_Description of the task:_ Will you output all of the data below exactly, omitting the images?

_Source code of charts:_
(begin)
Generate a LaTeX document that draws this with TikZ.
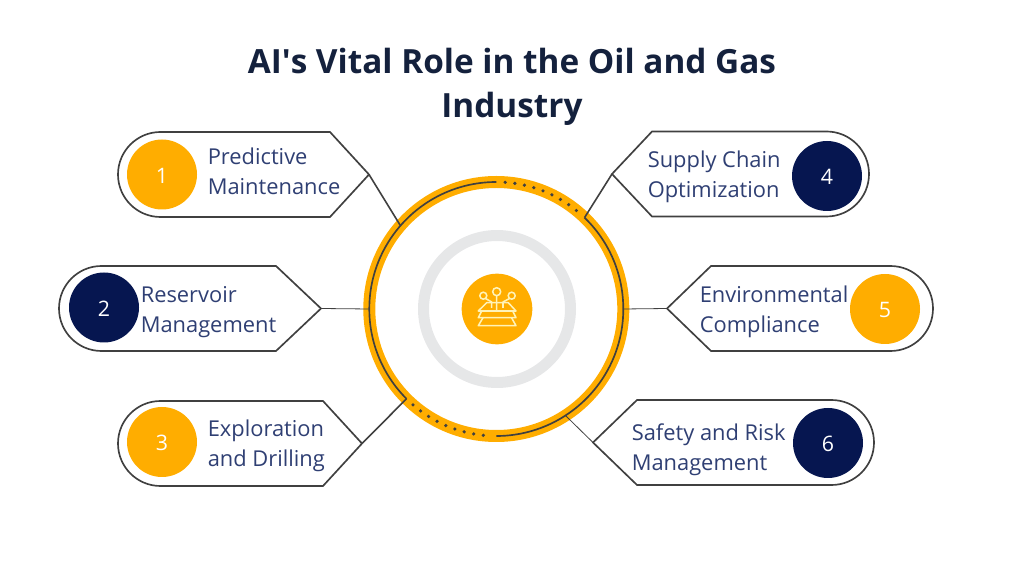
\documentclass[tikz,border=0pt]{standalone}
\usepackage{fontspec}
\setmainfont{Open Sans}
\usepackage{xcolor}
\usetikzlibrary{positioning,calc}
\definecolor{amberc}{HTML}{FFAD00}
\definecolor{navyc}{HTML}{061650}
\definecolor{titlec}{HTML}{14213D}
\definecolor{labelc}{HTML}{2F3F73}
\definecolor{linec}{HTML}{404040}
\definecolor{greyc}{HTML}{E6E7E8}
\definecolor{iconc}{HTML}{FFF3B8}
\tikzset{
 tagline/.style={draw=linec, line width=1.25pt, line join=miter},
 linkthick/.style={draw=linec, line width=1.2pt},
 linkthin/.style={draw=linec, line width=0.6pt},
 numdot/.style={circle, minimum size=52.5pt, inner sep=0pt, text=white, text height=13pt, font=\fontsize{16}{18}\selectfont},
 taglabel/.style={anchor=west, align=left, inner sep=0pt, text=labelc, font=\fontsize{16.4}{22.5}\selectfont},
 ringarc/.style={draw=linec, line width=1.25pt},
 ringdots/.style={draw=linec, line width=2.7pt, line cap=round, dash pattern=on 0pt off 7.3pt},
 iconline/.style={draw=iconc, line width=1.15pt, line join=round}
}
\begin{document}
\begin{tikzpicture}[x=0.75pt, y=0.75pt]
 \useasboundingbox (0,0) rectangle (1024,564);
 \node[font=\fontsize{25}{33}\selectfont\bfseries, text=titlec, align=center] (title) at (512,477) {AI\textquotesingle s Vital Role in the Oil and Gas\\Industry};
 \node[circle, draw=amberc, line width=9pt, minimum size=190.5pt, inner sep=0pt, outer sep=0pt] (ring) at (496.3,255) {};
 \node[circle, fill=amberc, minimum size=53pt, inner sep=0pt] (hub) at (497,255) {};
 \draw[greyc, line width=8.25pt] (hub.center) circle[radius=73.5];
 \draw[ringarc] (ring.90) arc[start angle=90, end angle=225, radius=127];
 \draw[ringarc] (ring.46) arc[start angle=46, end angle=-90, radius=127];
 \draw[ringdots] (ring.86) arc[start angle=86, end angle=50, radius=127];
 \draw[ringdots] (ring.229) arc[start angle=229, end angle=265, radius=127];
 % pad icon
 \draw[iconline] (486.7,261.3)--(508.3,261.3)--(516,253)--(478.3,253)--cycle;
 \draw[iconline] (481.7,253)--(478.3,246.3)--(516,246.3)--(512.7,253);
 \draw[iconline] (483,246.3)--(478.3,238.3)--(516,238.3)--(511.5,246.3);
 \draw[iconline] (483.3,268.3) circle[radius=3.5] (496.7,272.3) circle[radius=4] (511.7,268.3) circle[radius=3.5];
 \draw[iconline] (485.5,265.5)--(491.7,262)--(491.7,256) (496.7,268.3)--(496.7,254) (509.5,265.5)--(503,262)--(503,256);
 % left tags
 \foreach \n/\lx/\by/\shx/\tipx/\cx/\cy/\col/\tx/\ty/\ang/\lnk/\txt in {
   1/118/347/330/369/162/389.5/amberc/207.5/392.5/139/linkthick/{Predictive\\Maintenance},
   2/59/213/276/321/104/256.5/navyc/140.5/252/180/linkthin/{Reservoir\\Management},
   3/118/78/323/362/162/122/amberc/207.5/118.5/225/linkthick/{Exploration\\and Drilling}}{
   \coordinate (tip\n) at (\tipx,\by+42.5);
   \draw[tagline] (\lx+42.5,\by+85)--(\shx,\by+85)--(tip\n)--(\shx,\by)--(\lx+42.5,\by)
     arc[start angle=270, end angle=90, radius=42.5]--cycle;
   \node[numdot, fill=\col] (c\n) at (\cx,\cy) {\n};
   \node[taglabel] (t\n) at (\tx,\ty) {\txt};
   \draw[\lnk] (tip\n)--(ring.\ang);}
 % right tags
 \foreach \n/\rx/\by/\shx/\tipx/\cx/\cy/\col/\tx/\ty/\ang/\lnk/\txt in {
   4/869/347.5/652/612/827/388/navyc/647.5/387/46/linkthick/{Supply Chain\\Optimization},
   5/933/213/711/667/885/255/amberc/699.5/252/0/linkthin/{Environmental\\Compliance},
   6/874/79/637/593/828/121/navyc/631.5/114.5/303/linkthin/{Safety and Risk\\Management}}{
   \coordinate (tip\n) at (\tipx,\by+42.5);
   \draw[tagline] (\rx-42.5,\by+85)--(\shx,\by+85)--(tip\n)--(\shx,\by)--(\rx-42.5,\by)
     arc[start angle=-90, end angle=90, radius=42.5]--cycle;
   \node[numdot, fill=\col] (c\n) at (\cx,\cy) {\n};
   \node[taglabel] (t\n) at (\tx,\ty) {\txt};
   \draw[\lnk] (tip\n)--(ring.\ang);}
\end{tikzpicture}
\end{document}
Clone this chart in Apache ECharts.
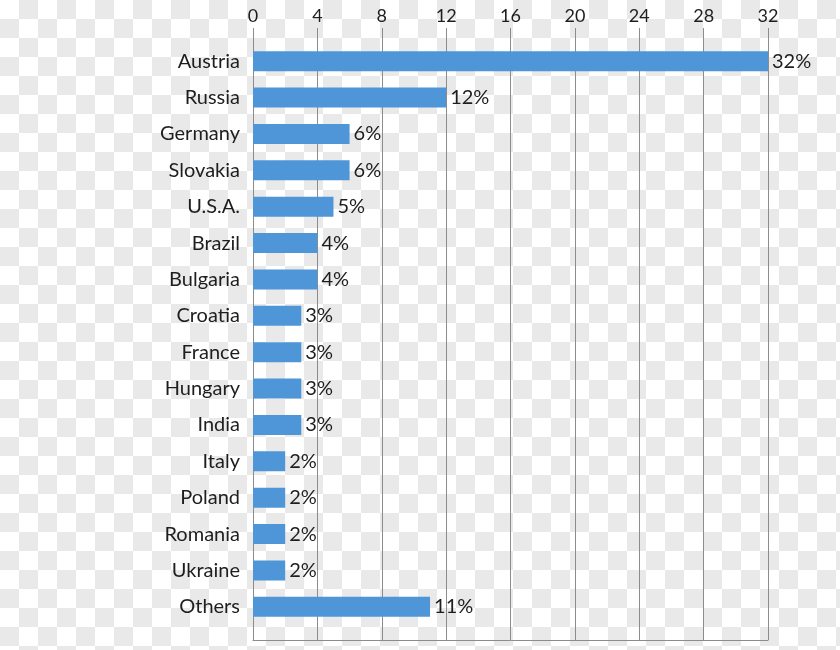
<!DOCTYPE html>
<html>
<head>
<meta charset="utf-8">
<script src="https://cdn.jsdelivr.net/npm/echarts@6/dist/echarts.min.js"></script>
<style>
html,body{margin:0;padding:0;}
body{width:840px;height:650px;background:repeating-conic-gradient(#e9e9e9 0 25%, #ffffff 0 50%) 0 0/38px 38px;}
#c{width:840px;height:650px;}
</style>
</head>
<body>
<div id="c"></div>
<script>
const categories = ["Austria","Russia","Germany","Slovakia","U.S.A.","Brazil","Bulgaria","Croatia","France","Hungary","India","Italy","Poland","Romania","Ukraine","Others"];
const shares = [32,12,6,6,5,4,4,3,3,3,3,2,2,2,2,11];
const axisMin = 0, axisMax = 32, axisStep = 4;

const chart = echarts.init(document.getElementById('c'), null, {renderer:'canvas'});
const font = 'Lato, "Open Sans", sans-serif';
chart.setOption({
  backgroundColor: 'transparent',
  animation: false,
  grid: [
    {left: 253, right: 72, top: 28, bottom: 10},
    {left: 253, right: 72, top: 43, bottom: 25}
  ],
  xAxis: [
    {gridIndex: 0, type: 'value', position: 'top', min: axisMin, max: axisMax, interval: axisStep,
     axisLine: {show: false}, axisTick: {show: false},
     axisLabel: {color: '#1e1e1e', fontSize: 18, fontFamily: font, margin: 3},
     splitLine: {show: true, lineStyle: {color: '#8c8c8c', width: 1}}},
    {gridIndex: 0, type: 'value', position: 'bottom', min: axisMin, max: axisMax, interval: axisStep,
     axisLine: {show: true, onZero: false, lineStyle: {color: '#8c8c8c', width: 1}}, axisTick: {show: false},
     axisLabel: {show: false}, splitLine: {show: false}},
    {gridIndex: 1, type: 'value', min: axisMin, max: axisMax, show: false}
  ],
  yAxis: [
    {gridIndex: 0, type: 'value', show: false, min: 0, max: 1},
    {gridIndex: 1, type: 'category', inverse: true, data: categories,
     axisLine: {show: false}, axisTick: {show: false},
     axisLabel: {color: '#1e1e1e', fontSize: 20, fontFamily: font, margin: 13}}
  ],
  series: [{
    type: 'bar', xAxisIndex: 2, yAxisIndex: 1, data: shares, barWidth: 20,
    itemStyle: {color: '#4f96d8'},
    label: {show: true, position: 'right', distance: 4, formatter: '{c}%', color: '#1e1e1e', fontSize: 20, fontFamily: font}
  }]
});
</script>
</body>
</html>
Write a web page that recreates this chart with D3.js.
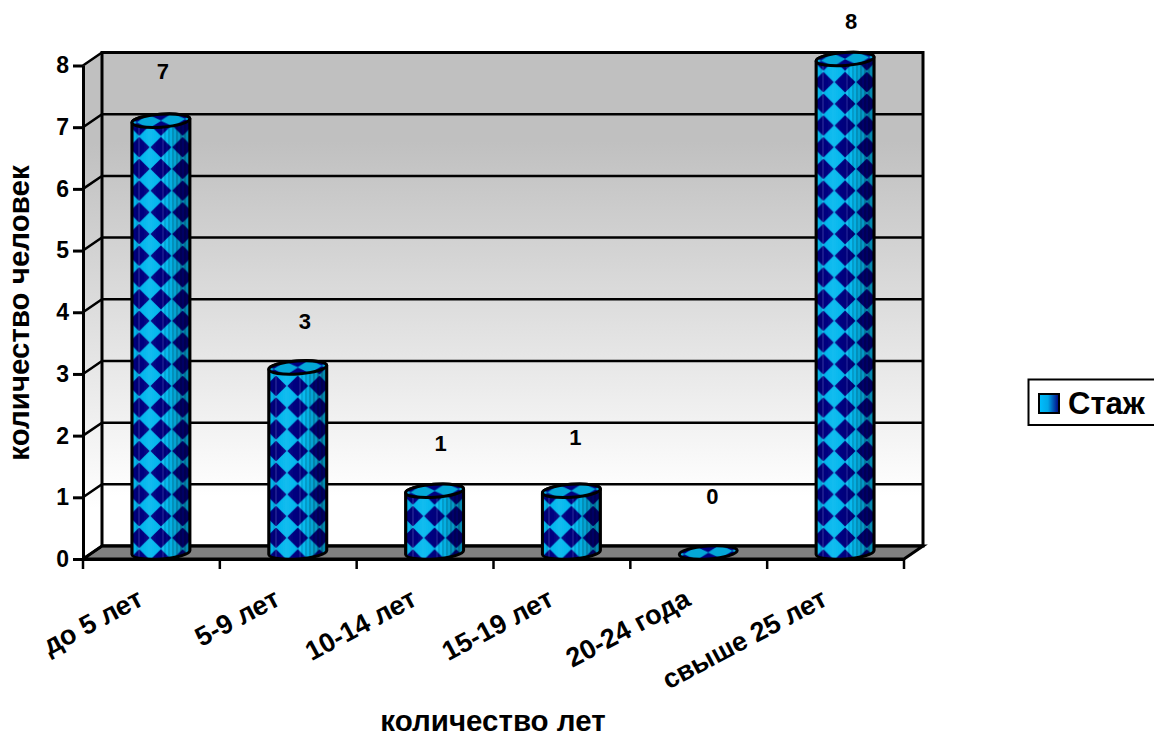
(end)
_Worked answer:_
Generate a LaTeX document that draws this with TikZ.
\documentclass[tikz,border=0pt]{standalone}
\usepackage{fontspec}
\setmainfont{Open Sans}
\usepackage{xcolor}
\usetikzlibrary{positioning,calc}
\definecolor{amberc}{HTML}{FFAD00}
\definecolor{navyc}{HTML}{061650}
\definecolor{titlec}{HTML}{14213D}
\definecolor{labelc}{HTML}{2F3F73}
\definecolor{linec}{HTML}{404040}
\definecolor{greyc}{HTML}{E6E7E8}
\definecolor{iconc}{HTML}{FFF3B8}
\tikzset{
 tagline/.style={draw=linec, line width=1.25pt, line join=miter},
 linkthick/.style={draw=linec, line width=1.2pt},
 linkthin/.style={draw=linec, line width=0.6pt},
 numdot/.style={circle, minimum size=52.5pt, inner sep=0pt, text=white, text height=13pt, font=\fontsize{16}{18}\selectfont},
 taglabel/.style={anchor=west, align=left, inner sep=0pt, text=labelc, font=\fontsize{16.4}{22.5}\selectfont},
 ringarc/.style={draw=linec, line width=1.25pt},
 ringdots/.style={draw=linec, line width=2.7pt, line cap=round, dash pattern=on 0pt off 7.3pt},
 iconline/.style={draw=iconc, line width=1.15pt, line join=round}
}
\begin{document}
\begin{tikzpicture}[x=0.75pt, y=0.75pt]
 \useasboundingbox (0,0) rectangle (1024,564);
 \node[font=\fontsize{25}{33}\selectfont\bfseries, text=titlec, align=center] (title) at (512,477) {AI\textquotesingle s Vital Role in the Oil and Gas\\Industry};
 \node[circle, draw=amberc, line width=9pt, minimum size=190.5pt, inner sep=0pt, outer sep=0pt] (ring) at (496.3,255) {};
 \node[circle, fill=amberc, minimum size=53pt, inner sep=0pt] (hub) at (497,255) {};
 \draw[greyc, line width=8.25pt] (hub.center) circle[radius=73.5];
 \draw[ringarc] (ring.90) arc[start angle=90, end angle=225, radius=127];
 \draw[ringarc] (ring.46) arc[start angle=46, end angle=-90, radius=127];
 \draw[ringdots] (ring.86) arc[start angle=86, end angle=50, radius=127];
 \draw[ringdots] (ring.229) arc[start angle=229, end angle=265, radius=127];
 % pad icon
 \draw[iconline] (486.7,261.3)--(508.3,261.3)--(516,253)--(478.3,253)--cycle;
 \draw[iconline] (481.7,253)--(478.3,246.3)--(516,246.3)--(512.7,253);
 \draw[iconline] (483,246.3)--(478.3,238.3)--(516,238.3)--(511.5,246.3);
 \draw[iconline] (483.3,268.3) circle[radius=3.5] (496.7,272.3) circle[radius=4] (511.7,268.3) circle[radius=3.5];
 \draw[iconline] (485.5,265.5)--(491.7,262)--(491.7,256) (496.7,268.3)--(496.7,254) (509.5,265.5)--(503,262)--(503,256);
 % left tags
 \foreach \n/\lx/\by/\shx/\tipx/\cx/\cy/\col/\tx/\ty/\ang/\lnk/\txt in {
   1/118/347/330/369/162/389.5/amberc/207.5/392.5/139/linkthick/{Predictive\\Maintenance},
   2/59/213/276/321/104/256.5/navyc/140.5/252/180/linkthin/{Reservoir\\Management},
   3/118/78/323/362/162/122/amberc/207.5/118.5/225/linkthick/{Exploration\\and Drilling}}{
   \coordinate (tip\n) at (\tipx,\by+42.5);
   \draw[tagline] (\lx+42.5,\by+85)--(\shx,\by+85)--(tip\n)--(\shx,\by)--(\lx+42.5,\by)
     arc[start angle=270, end angle=90, radius=42.5]--cycle;
   \node[numdot, fill=\col] (c\n) at (\cx,\cy) {\n};
   \node[taglabel] (t\n) at (\tx,\ty) {\txt};
   \draw[\lnk] (tip\n)--(ring.\ang);}
 % right tags
 \foreach \n/\rx/\by/\shx/\tipx/\cx/\cy/\col/\tx/\ty/\ang/\lnk/\txt in {
   4/869/347.5/652/612/827/388/navyc/647.5/387/46/linkthick/{Supply Chain\\Optimization},
   5/933/213/711/667/885/255/amberc/699.5/252/0/linkthin/{Environmental\\Compliance},
   6/874/79/637/593/828/121/navyc/631.5/114.5/303/linkthin/{Safety and Risk\\Management}}{
   \coordinate (tip\n) at (\tipx,\by+42.5);
   \draw[tagline] (\rx-42.5,\by+85)--(\shx,\by+85)--(tip\n)--(\shx,\by)--(\rx-42.5,\by)
     arc[start angle=-90, end angle=90, radius=42.5]--cycle;
   \node[numdot, fill=\col] (c\n) at (\cx,\cy) {\n};
   \node[taglabel] (t\n) at (\tx,\ty) {\txt};
   \draw[\lnk] (tip\n)--(ring.\ang);}
\end{tikzpicture}
\end{document}
Clone this chart in Apache ECharts.
<!DOCTYPE html>
<html>
<head>
<meta charset="utf-8">
<script src="https://cdn.jsdelivr.net/npm/echarts@6/dist/echarts.min.js"></script>
<style>
html,body{margin:0;padding:0;}
body{width:840px;height:650px;background:repeating-conic-gradient(#e9e9e9 0 25%, #ffffff 0 50%) 0 0/38px 38px;}
#c{width:840px;height:650px;}
</style>
</head>
<body>
<div id="c"></div>
<script>
const categories = ["Austria","Russia","Germany","Slovakia","U.S.A.","Brazil","Bulgaria","Croatia","France","Hungary","India","Italy","Poland","Romania","Ukraine","Others"];
const shares = [32,12,6,6,5,4,4,3,3,3,3,2,2,2,2,11];
const axisMin = 0, axisMax = 32, axisStep = 4;

const chart = echarts.init(document.getElementById('c'), null, {renderer:'canvas'});
const font = 'Lato, "Open Sans", sans-serif';
chart.setOption({
  backgroundColor: 'transparent',
  animation: false,
  grid: [
    {left: 253, right: 72, top: 28, bottom: 10},
    {left: 253, right: 72, top: 43, bottom: 25}
  ],
  xAxis: [
    {gridIndex: 0, type: 'value', position: 'top', min: axisMin, max: axisMax, interval: axisStep,
     axisLine: {show: false}, axisTick: {show: false},
     axisLabel: {color: '#1e1e1e', fontSize: 18, fontFamily: font, margin: 3},
     splitLine: {show: true, lineStyle: {color: '#8c8c8c', width: 1}}},
    {gridIndex: 0, type: 'value', position: 'bottom', min: axisMin, max: axisMax, interval: axisStep,
     axisLine: {show: true, onZero: false, lineStyle: {color: '#8c8c8c', width: 1}}, axisTick: {show: false},
     axisLabel: {show: false}, splitLine: {show: false}},
    {gridIndex: 1, type: 'value', min: axisMin, max: axisMax, show: false}
  ],
  yAxis: [
    {gridIndex: 0, type: 'value', show: false, min: 0, max: 1},
    {gridIndex: 1, type: 'category', inverse: true, data: categories,
     axisLine: {show: false}, axisTick: {show: false},
     axisLabel: {color: '#1e1e1e', fontSize: 20, fontFamily: font, margin: 13}}
  ],
  series: [{
    type: 'bar', xAxisIndex: 2, yAxisIndex: 1, data: shares, barWidth: 20,
    itemStyle: {color: '#4f96d8'},
    label: {show: true, position: 'right', distance: 4, formatter: '{c}%', color: '#1e1e1e', fontSize: 20, fontFamily: font}
  }]
});
</script>
</body>
</html>
Write a web page that recreates this chart with D3.js.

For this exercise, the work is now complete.